::: MATERIAL PROVIDED :::
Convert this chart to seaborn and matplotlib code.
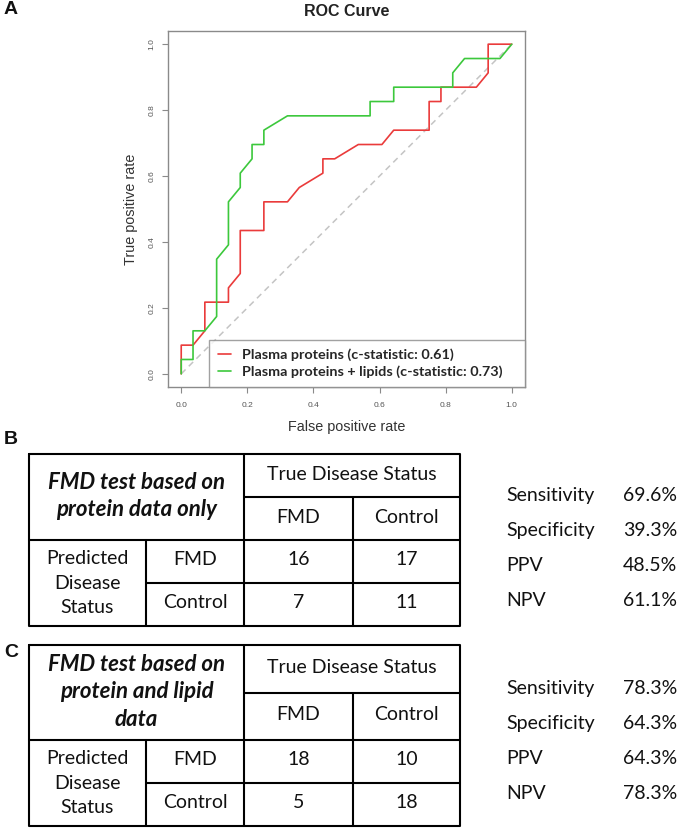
import numpy as np
import pandas as pd
import seaborn as sns
import matplotlib.pyplot as plt

# ROC steps, as counts of controls (28) and FMD cases (23)
n_controls = 28
n_cases = 23
protein_fp = [0, 0, 1, 2, 2, 4, 4, 5, 5, 7, 7, 9, 10, 12, 12, 13, 15, 17, 18, 21, 21, 22, 22, 25, 26, 26, 28]
protein_tp = [0, 2, 2, 3, 5, 5, 6, 7, 10, 10, 12, 12, 13, 14, 15, 15, 16, 16, 17, 17, 19, 19, 20, 20, 21, 23, 23]
lipid_fp = [0, 0, 1, 1, 2, 3, 3, 4, 4, 5, 5, 6, 6, 7, 7, 9, 16, 16, 18, 18, 23, 23, 24, 27, 28]
lipid_tp = [0, 1, 1, 3, 3, 4, 8, 9, 12, 13, 14, 15, 16, 16, 17, 18, 18, 19, 19, 20, 20, 21, 22, 22, 23]
roc_labels = ['Plasma proteins (c-statistic: 0.61)',
              'Plasma proteins + lipids (c-statistic: 0.73)']
axis_ticks = [0.0, 0.2, 0.4, 0.6, 0.8, 1.0]

# confusion tables (panels B and C)
table_titles = [['FMD test based on', 'protein data only'],
                ['FMD test based on', 'protein and lipid', 'data']]
classes = ['FMD', 'Control']
protein_counts = [[16, 17], [7, 11]]
lipid_counts = [[18, 10], [5, 18]]
stat_names = ['Sensitivity', 'Specificity', 'PPV', 'NPV']
protein_stats = ['69.6%', '39.3%', '48.5%', '61.1%']
lipid_stats = ['78.3%', '64.3%', '64.3%', '78.3%']

RED = '#EA3B3B'
GREEN = '#3CC83C'
GRAY = '#8A8A8A'

sns.set_theme(style='white')
plt.rcParams['font.family'] = ['Liberation Sans', 'DejaVu Sans']

W, H = 677, 830
fig = plt.figure(figsize=(W / 100, H / 100), dpi=100)

# overlay in pixel units for the panel letters and the tables
ax_t = fig.add_axes([0, 0, 1, 1])
ax_t.set_xlim(0, W)
ax_t.set_ylim(H, 0)
ax_t.set_axis_off()

# ROC panel, box from x=168..525, y=31..387 px
ax = fig.add_axes([168 / W, 1 - 387 / H, 357 / W, 356 / H])
roc = pd.DataFrame({
    'fpr': np.concatenate([np.array(protein_fp) / n_controls, np.array(lipid_fp) / n_controls]),
    'tpr': np.concatenate([np.array(protein_tp) / n_cases, np.array(lipid_tp) / n_cases]),
    'model': [roc_labels[0]] * len(protein_fp) + [roc_labels[1]] * len(lipid_fp),
})
ax.plot([0, 1], [0, 1], color='#C4C4C4', lw=1.1, ls=(0, (4, 3)), zorder=1)
sns.lineplot(data=roc, x='fpr', y='tpr', hue='model', palette=[RED, GREEN],
             sort=False, estimator=None, lw=1.2, ax=ax, zorder=2)

ax.set_xlim(-0.04, 1.04)
ax.set_ylim(-0.04, 1.04)
ax.set_xticks(axis_ticks, labels=[f'{t:.1f}' for t in axis_ticks])
ax.set_yticks(axis_ticks, labels=[f'{t:.1f}' for t in axis_ticks])
ax.tick_params(bottom=True, left=True, direction='out', length=4, width=0.8,
               color=GRAY, labelsize=6, labelcolor='#555555')
ax.tick_params(axis='x', pad=6.5)
ax.tick_params(axis='y', pad=5, labelrotation=90)
for lab in ax.get_yticklabels():
    lab.set_va('center')
for sp in ax.spines.values():
    sp.set_color(GRAY)
    sp.set_linewidth(1)
ax.set_xlabel('')
ax.set_ylabel('')
ax.text(0.5, (387 - 427) / 356, 'False positive rate', transform=ax.transAxes,
        ha='center', va='center', fontsize=10.4, color='#333333')
ax.text((131 - 168) / 357, 0.5, 'True positive rate', transform=ax.transAxes,
        rotation=90, ha='center', va='center', fontsize=10.4, color='#333333')

leg = ax.legend(loc='lower left', bbox_to_anchor=(41 / 357, 0, 316 / 357, 0.1),
                mode='expand', borderaxespad=0, borderpad=0.6, labelspacing=0.3,
                handlelength=0.95, handletextpad=0.75, fancybox=False,
                frameon=True, edgecolor=GRAY,
                prop=dict(family='Lato', weight='bold', size=10.4))
leg.get_frame().set_linewidth(1)
for line in leg.get_lines():
    line.set_linewidth(1.2)

ax_t.text(346.5, 12, 'ROC Curve', ha='center', va='center',
          fontsize=11.5, fontweight='bold', color='#222222')

# panel letters
for letter, y in zip(['A', 'B', 'C'], [10, 439, 652]):
    ax_t.text(11, y, letter, ha='center', va='center', fontsize=14,
              fontweight='bold', color='#111111')

# tables
cols = [29, 146, 244, 352.7, 460]
body = dict(family='Lato', fontsize=14, color='#111111', ha='center', va='center')


def draw_table(top, header, mid, bottom, title, counts, stats, stat_y):
    lw = 1.5
    ax_t.plot([cols[0], cols[4], cols[4], cols[0], cols[0]],
              [top, top, bottom, bottom, top], color='black', lw=lw)
    sub = (top + header) / 2
    ax_t.plot([cols[2], cols[2]], [top, bottom], color='black', lw=lw)
    ax_t.plot([cols[2], cols[4]], [sub, sub], color='black', lw=lw)
    ax_t.plot([cols[3], cols[3]], [sub, bottom], color='black', lw=lw)
    ax_t.plot([cols[0], cols[4]], [header, header], color='black', lw=lw)
    ax_t.plot([cols[1], cols[1]], [header, bottom], color='black', lw=lw)
    ax_t.plot([cols[1], cols[4]], [mid, mid], color='black', lw=lw)

    cx = (cols[0] + cols[2]) / 2
    hc = (top + header) / 2
    n = len(title)
    for i, line in enumerate(title):
        y = hc + (i - (n - 1) / 2) * 27.5 - 1
        ax_t.text(cx, y, line, family='Lato', fontsize=16, fontweight='bold',
                  fontstyle='italic', ha='center', va='center', color='#111111')

    ax_t.text((cols[2] + cols[4]) / 2, (top + sub) / 2 - 1.5, 'True Disease Status', **body)
    for j, c in enumerate(classes):
        ax_t.text((cols[2 + j] + cols[3 + j]) / 2, (sub + header) / 2 - 1.5, c, **body)

    rows = [(header + mid) / 2 - 2, (mid + bottom) / 2 - 2]
    for k, line in enumerate(['Predicted', 'Disease', 'Status']):
        ax_t.text((cols[0] + cols[1]) / 2, (header + bottom) / 2 + (k - 1) * 24.5, line, **body)
    for i, c in enumerate(classes):
        ax_t.text((cols[1] + cols[2]) / 2, rows[i], c, **body)
        for j in range(2):
            ax_t.text((cols[2 + j] + cols[3 + j]) / 2, rows[i], str(counts[i][j]), **body)

    for k, (name, val) in enumerate(zip(stat_names, stats)):
        y = stat_y + k * 35
        ax_t.text(506, y, name, **{**body, 'ha': 'left'})
        ax_t.text(623, y, val, **{**body, 'ha': 'left'})


draw_table(454, 540, 583.3, 626, table_titles[0], protein_counts, protein_stats, 495)
draw_table(645, 740, 783.3, 826, table_titles[1], lipid_counts, lipid_stats, 688)

fig.savefig('out.png', dpi=100)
:::
• [BRIEF] Go from the first line of the data above to the line containing "GRAY = '#8A8A8A'" and retype exactly those lines, both included, but none of the pictures.

• [SOLUTION TO THIS TASK]
Convert this chart to seaborn and matplotlib code.
import numpy as np
import pandas as pd
import seaborn as sns
import matplotlib.pyplot as plt

# ROC steps, as counts of controls (28) and FMD cases (23)
n_controls = 28
n_cases = 23
protein_fp = [0, 0, 1, 2, 2, 4, 4, 5, 5, 7, 7, 9, 10, 12, 12, 13, 15, 17, 18, 21, 21, 22, 22, 25, 26, 26, 28]
protein_tp = [0, 2, 2, 3, 5, 5, 6, 7, 10, 10, 12, 12, 13, 14, 15, 15, 16, 16, 17, 17, 19, 19, 20, 20, 21, 23, 23]
lipid_fp = [0, 0, 1, 1, 2, 3, 3, 4, 4, 5, 5, 6, 6, 7, 7, 9, 16, 16, 18, 18, 23, 23, 24, 27, 28]
lipid_tp = [0, 1, 1, 3, 3, 4, 8, 9, 12, 13, 14, 15, 16, 16, 17, 18, 18, 19, 19, 20, 20, 21, 22, 22, 23]
roc_labels = ['Plasma proteins (c-statistic: 0.61)',
              'Plasma proteins + lipids (c-statistic: 0.73)']
axis_ticks = [0.0, 0.2, 0.4, 0.6, 0.8, 1.0]

# confusion tables (panels B and C)
table_titles = [['FMD test based on', 'protein data only'],
                ['FMD test based on', 'protein and lipid', 'data']]
classes = ['FMD', 'Control']
protein_counts = [[16, 17], [7, 11]]
lipid_counts = [[18, 10], [5, 18]]
stat_names = ['Sensitivity', 'Specificity', 'PPV', 'NPV']
protein_stats = ['69.6%', '39.3%', '48.5%', '61.1%']
lipid_stats = ['78.3%', '64.3%', '64.3%', '78.3%']

RED = '#EA3B3B'
GREEN = '#3CC83C'
GRAY = '#8A8A8A'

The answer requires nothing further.